Friday, February 06, 2015

SDL 2 text input and Emscripten

SDL 1 used SDL_EnableUNICODE() to enable and disable text input. It started off disabled, and you needed to call SDL_EnableUNICODE() if you depended on the unicode member of SDL_keysym.

SDL 2 has a different text input API which is designed to accommodate international users and touchscreen devices. There, SDL video initialization turns on text input if an on-screen keyboard is not needed. This is normally harmless, but it causes a problem in the Emscripten port. 

Normally, many keys trigger browser actions. Those actions should be prevented if you want to use the same keys in an SDL application. In Firefox, it is possible to prevent browser actions from keypress events, but in Chrome, Safari and IE they need to be prevented in keydown events. However, preventing default actions from keydown events prevents keypress events which are needed to get text characters.

If you need to prevent browser actions and don't need SDL 2 text input, simply disable text input after initializing SDL video:
if (SDL_IsTextInputActive()) SDL_StopTextInput();

You can find more information about these JavaScript events on quirks.org. They also have a test page which you can use to examine their behaviour on different browsers.

Tuesday, February 03, 2015

Fixing the hard problem in Em-DOSBox using Emscripten emterpreter sync

If you just want to use this

Use Emscripten incoming until a new version is released, after 1.29.4. Configure with: ./configure --enable-sync --with-sdl2 . The dosbox.html.mem file that is produced must be in the same directory as dosbox.js. The .mem file is big, but will compress well. Ensure your web server can serve files in compressed format. Ideally pre-compress them so they don't need to be compressed repeatedly.

Technical explanation

I previously wrote about the hard problem with porting DOSBox to Emscripten. Basically, DOSBox cannot easily work as one Emscripten main loop. I had an idea about how I could modify functions to make them resumable, but it would be messy and many functions would need modifications.

Fortunately, around the same time I learned about a new Emscripten feature: emterpreter sync. Instead of compiling to JavaScript, Emscripten can compile functions to a bytecode, and include an interpreter for that bytecode. Code running in emterpreter can be interrupted using emscripten_sleep(). This will call JavaScript setTimeout() and stop execution. The timeout function will then restore state as if the emscripten_sleep() call returned.

There is a catch here. Code running in emterpreter will run much more slowly than asm.js JavaScript. It is far too slow for DOSBox. The solution is to only use emterpreter for functions which could be interrupted by emscripten_sleep(). This means all functions that may be on the call stack when calling emscripten_sleep(). JavaScript functions must not be in the call stack, because their state cannot be resumed.

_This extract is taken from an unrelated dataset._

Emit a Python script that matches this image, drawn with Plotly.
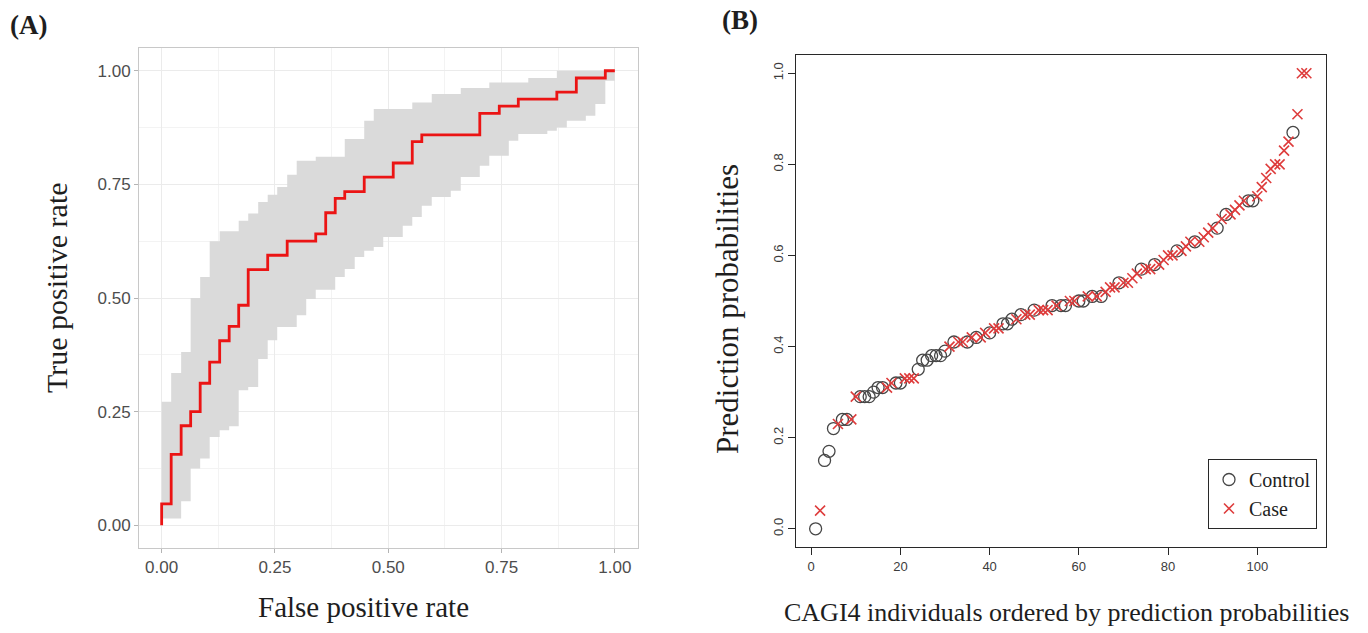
import plotly.graph_objects as go

# ---------------- Panel A: ROC curve with confidence band ----------------
roc_fpr = [0, 0, 0.021, 0.043, 0.064, 0.085, 0.106, 0.128, 0.149, 0.170, 0.191,
           0.234, 0.277, 0.340, 0.362, 0.383, 0.404, 0.447, 0.511, 0.553, 0.574,
           0.702, 0.745, 0.787, 0.872, 0.915, 0.979, 1.0]
roc_tpr = [0, 0.047, 0.156, 0.219, 0.25, 0.3125, 0.359, 0.406, 0.4375, 0.484, 0.5625,
           0.594, 0.625, 0.641, 0.6875, 0.719, 0.734, 0.766, 0.797, 0.844, 0.859,
           0.906, 0.922, 0.9375, 0.953, 0.984, 1.0, 1.0]

band_upper_x = [0, 0.021, 0.043, 0.064, 0.085, 0.106, 0.128, 0.170, 0.191, 0.213,
                0.234, 0.255, 0.277, 0.298, 0.340, 0.404, 0.447, 0.468, 0.553, 0.596,
                0.660, 0.723, 0.809, 0.872, 1.0]
band_upper_y = [0.272, 0.335, 0.381, 0.500, 0.546, 0.625, 0.647, 0.670, 0.686, 0.711,
                0.727, 0.744, 0.771, 0.802, 0.811, 0.850, 0.890, 0.916, 0.930, 0.949,
                0.962, 0.974, 0.984, 1.0, 1.0]
band_lower_x = [0, 0.043, 0.064, 0.085, 0.106, 0.128, 0.149, 0.170, 0.191, 0.213,
                0.234, 0.255, 0.298, 0.319, 0.340, 0.383, 0.404, 0.426, 0.447, 0.468,
                0.489, 0.532, 0.553, 0.574, 0.596, 0.638, 0.660, 0.702, 0.723, 0.766,
                0.787, 0.851, 0.872, 0.894, 0.936, 0.957, 0.979, 1.0]
band_lower_y = [0.015, 0.053, 0.125, 0.147, 0.194, 0.209, 0.218, 0.297, 0.304, 0.366,
                0.407, 0.436, 0.462, 0.498, 0.518, 0.546, 0.564, 0.590, 0.604, 0.612,
                0.634, 0.659, 0.678, 0.703, 0.722, 0.736, 0.766, 0.791, 0.813, 0.846,
                0.861, 0.868, 0.875, 0.890, 0.901, 0.927, 0.978, 0.978]

roc_ticks = [0, 0.25, 0.5, 0.75, 1.0]
roc_ticktext = ["0.00", "0.25", "0.50", "0.75", "1.00"]

# ---------------- Panel B: ordered prediction probabilities ----------------
pred_prob = [0.00, 0.04, 0.15, 0.17, 0.22, 0.23, 0.24, 0.24, 0.24, 0.29,
             0.29, 0.29, 0.29, 0.30, 0.31, 0.31, 0.31, 0.32, 0.32, 0.32,
             0.33, 0.33, 0.33, 0.35, 0.37, 0.37, 0.38, 0.38, 0.38, 0.39,
             0.40, 0.41, 0.41, 0.41, 0.41, 0.42, 0.42, 0.42, 0.43, 0.43,
             0.44, 0.44, 0.45, 0.45, 0.46, 0.46, 0.47, 0.47, 0.47, 0.48,
             0.48, 0.48, 0.48, 0.49, 0.49, 0.49, 0.49, 0.50, 0.50, 0.50,
             0.50, 0.51, 0.51, 0.51, 0.51, 0.52, 0.53, 0.53, 0.54, 0.54,
             0.54, 0.55, 0.56, 0.57, 0.57, 0.57, 0.58, 0.58, 0.59, 0.60,
             0.60, 0.61, 0.61, 0.62, 0.63, 0.63, 0.63, 0.64, 0.65, 0.66,
             0.66, 0.68, 0.69, 0.69, 0.70, 0.71, 0.72, 0.72, 0.72, 0.73,
             0.75, 0.77, 0.79, 0.80, 0.80, 0.83, 0.85, 0.87, 0.91, 1.00,
             1.00]
group = ["Control", "Case", "Control", "Control", "Control", "Case", "Control", "Control", "Case", "Case",
         "Control", "Control", "Control", "Control", "Control", "Control", "Case", "Case", "Control", "Control",
         "Case", "Case", "Case", "Control", "Control", "Control", "Control", "Control", "Control", "Control",
         "Case", "Control", "Case", "Case", "Control", "Case", "Control", "Case", "Case", "Control",
         "Case", "Case", "Control", "Control", "Control", "Case", "Control", "Case", "Case", "Control",
         "Case", "Case", "Case", "Control", "Case", "Control", "Control", "Case", "Case", "Control",
         "Control", "Case", "Control", "Case", "Control", "Case", "Case", "Case", "Control", "Case",
         "Case", "Case", "Case", "Control", "Case", "Case", "Control", "Case", "Case", "Case",
         "Case", "Control", "Case", "Case", "Case", "Control", "Case", "Case", "Case", "Case",
         "Control", "Case", "Control", "Case", "Case", "Case", "Case", "Control", "Control", "Case",
         "Case", "Case", "Case", "Case", "Case", "Case", "Case", "Control", "Case", "Case",
         "Case"]
rank = list(range(1, len(pred_prob) + 1))
b_xticks = [0, 20, 40, 60, 80, 100]
b_yticks = [0.0, 0.2, 0.4, 0.6, 0.8, 1.0]
b_yticktext = ["0.0", "0.2", "0.4", "0.6", "0.8", "1.0"]

W, H = 1368, 633
SERIF = "Liberation Serif, Times New Roman, serif"
SANS = "Liberation Sans, Arial, sans-serif"

fig = go.Figure()

# Panel A
fig.add_trace(go.Scatter(x=band_upper_x, y=band_upper_y, mode="lines",
                         line=dict(shape="hv", width=0, color="rgba(0,0,0,0)"),
                         xaxis="x", yaxis="y", showlegend=False, hoverinfo="skip"))
fig.add_trace(go.Scatter(x=band_lower_x, y=band_lower_y, mode="lines",
                         line=dict(shape="hv", width=0, color="rgba(0,0,0,0)"),
                         fill="tonexty", fillcolor="rgb(218,218,218)",
                         xaxis="x", yaxis="y", showlegend=False, hoverinfo="skip"))
fig.add_trace(go.Scatter(x=roc_fpr, y=roc_tpr, mode="lines",
                         line=dict(shape="hv", width=2.8, color="rgb(235,20,20)"),
                         xaxis="x", yaxis="y", showlegend=False))

# Panel B
ctrl_x = [r for r, g in zip(rank, group) if g == "Control"]
ctrl_y = [p for p, g in zip(pred_prob, group) if g == "Control"]
case_x = [r for r, g in zip(rank, group) if g == "Case"]
case_y = [p for p, g in zip(pred_prob, group) if g == "Case"]
fig.add_trace(go.Scatter(x=ctrl_x, y=ctrl_y, mode="markers", name="Control",
                         marker=dict(symbol="circle-open", size=12, color="rgb(70,70,70)",
                                     line=dict(width=1.3, color="rgb(70,70,70)")),
                         xaxis="x2", yaxis="y2"))
fig.add_trace(go.Scatter(x=case_x, y=case_y, mode="markers", name="Case",
                         marker=dict(symbol="x-thin", size=10, color="rgb(222,60,60)",
                                     line=dict(width=1.6, color="rgb(222,60,60)")),
                         xaxis="x2", yaxis="y2"))

a_x0, a_x1, a_y0, a_y1 = 139, 637.5, 48, 548
b_x0, b_x1, b_y0, b_y1 = 796, 1326, 55, 547

fig.update_layout(
    width=W, height=H, autosize=False,
    margin=dict(l=0, r=0, t=0, b=0),
    paper_bgcolor="white", plot_bgcolor="white",
    xaxis=dict(domain=[a_x0 / W, a_x1 / W], range=[-0.05, 1.05],
               tickvals=roc_ticks, ticktext=roc_ticktext,
               ticks="outside", ticklen=4, tickcolor="rgb(180,180,180)",
               tickfont=dict(family=SANS, size=17, color="rgb(77,77,77)"),
               showline=True, mirror=True, linecolor="rgb(200,200,200)", linewidth=1,
               showgrid=True, gridcolor="rgb(235,235,235)", gridwidth=1,
               minor=dict(tick0=0.125, dtick=0.25, showgrid=True,
                          gridcolor="rgb(243,243,243)", gridwidth=0.6),
               zeroline=False, anchor="y"),
    yaxis=dict(domain=[1 - a_y1 / H, 1 - a_y0 / H], range=[-0.05, 1.05],
               tickvals=roc_ticks, ticktext=roc_ticktext,
               ticks="outside", ticklen=4, tickcolor="rgb(180,180,180)",
               tickfont=dict(family=SANS, size=17, color="rgb(77,77,77)"),
               showline=True, mirror=True, linecolor="rgb(200,200,200)", linewidth=1,
               showgrid=True, gridcolor="rgb(235,235,235)", gridwidth=1,
               minor=dict(tick0=0.125, dtick=0.25, showgrid=True,
                          gridcolor="rgb(243,243,243)", gridwidth=0.6),
               zeroline=False, anchor="x"),
    xaxis2=dict(domain=[b_x0 / W, b_x1 / W], range=[-3.4, 115.4],
                tickvals=b_xticks, ticks="outside", ticklen=7, tickcolor="rgb(40,40,40)",
                tickfont=dict(family=SANS, size=13, color="rgb(60,60,60)"),
                showline=True, mirror=True, linecolor="rgb(40,40,40)", linewidth=1,
                showgrid=False, zeroline=False, anchor="y2"),
    yaxis2=dict(domain=[1 - b_y1 / H, 1 - b_y0 / H], range=[-0.04, 1.04],
                tickvals=b_yticks, ticktext=b_yticktext, tickangle=-90,
                ticks="outside", ticklen=7, tickcolor="rgb(40,40,40)",
                tickfont=dict(family=SANS, size=13, color="rgb(60,60,60)"),
                showline=True, mirror=True, linecolor="rgb(40,40,40)", linewidth=1,
                showgrid=False, zeroline=False, anchor="x2"),
    showlegend=True,
    legend=dict(x=1208 / W, y=1 - 459 / H, xanchor="left", yanchor="top",
                traceorder="normal",
                bgcolor="white", bordercolor="rgb(40,40,40)", borderwidth=1,
                font=dict(family=SERIF, size=20, color="rgb(30,30,30)"),
                itemwidth=30, tracegroupgap=0),
)

annotations = [
    dict(text="<b>(A)</b>", x=8, y=25, size=27, xanchor="left"),
    dict(text="<b>(B)</b>", x=720, y=20, size=27, xanchor="left"),
    dict(text="False positive rate", x=363, y=607, size=29),
    dict(text="True positive rate", x=56, y=288, size=30, textangle=-90),
    dict(text="CAGI4 individuals ordered by prediction probabilities", x=1066, y=612, size=26),
    dict(text="Prediction probabilities", x=727, y=309, size=31, textangle=-90),
]
for a in annotations:
    fig.add_annotation(text=a["text"], x=a["x"] / W, y=1 - a["y"] / H,
                       xref="paper", yref="paper", showarrow=False,
                       xanchor=a.get("xanchor", "center"), yanchor="middle",
                       font=dict(family=SERIF, size=a["size"], color="rgb(30,30,30)"),
                       textangle=a.get("textangle", 0))

fig.write_html("out.html",
               config={"displayModeBar": False},
               post_script="document.body.style.margin='0';document.body.style.overflow='hidden';")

Once again, the way DOSBox is structured is a problem. The CPU interpreter can recursively call itself, leading to emscripten_sleep(), but emterpreter would make it too slow. A reasonable compromise is possible there: preventing sleep during those nested calls. They are typically CPU exceptions which should return quickly, so there is no need for sleep there.

The main remaining problem is the DOSBox paging code. It recursively runs the CPU interpreter, and only returns when execution returns to where the page fault occurred. This is a problem if execution never returns there, or another page fault happens and they don't return in a last in first out order. This is also a problem with ordinary DOSBox, but it is worse with Em-DOSBox. DOSBox would just run slowly and Em-DOSBox would hang the browser. A timeout check is used to prevent browser hangs.

Finding all the functions which require emterpreter was made easier by linking with -profiling, then using csplit dosbox.js '/^function /' '{*}' to split up functions and using grep to search for calls. Using console.trace() at the start of emscripten_sleep() is also helpful. If an abort occurs after a resume, the previous backtrace will show what function requires emterpreter. Note that -O3 is required, because otherwise functions may have too many local variables for emterpreter.

Originally emterpreter only supported a blacklist of functions which should not use emterpreter. That was unusable in this situation due to the number of functions and changing name mangling of some. Alon Zakai helpfully added a whitelist, so functions which need emterpreter can be listed instead. Right now, there are 40 functions on that list. That's a small number compared to the thousands of functions in Em-DOSBox, but manually transforming all those functions to make them resumable would be a lot of work. It would also complicate use of new changes from SVN or applying of DOSBox patches. Based on performance and compatibility with DOS games, emterpreter sync was the right choice.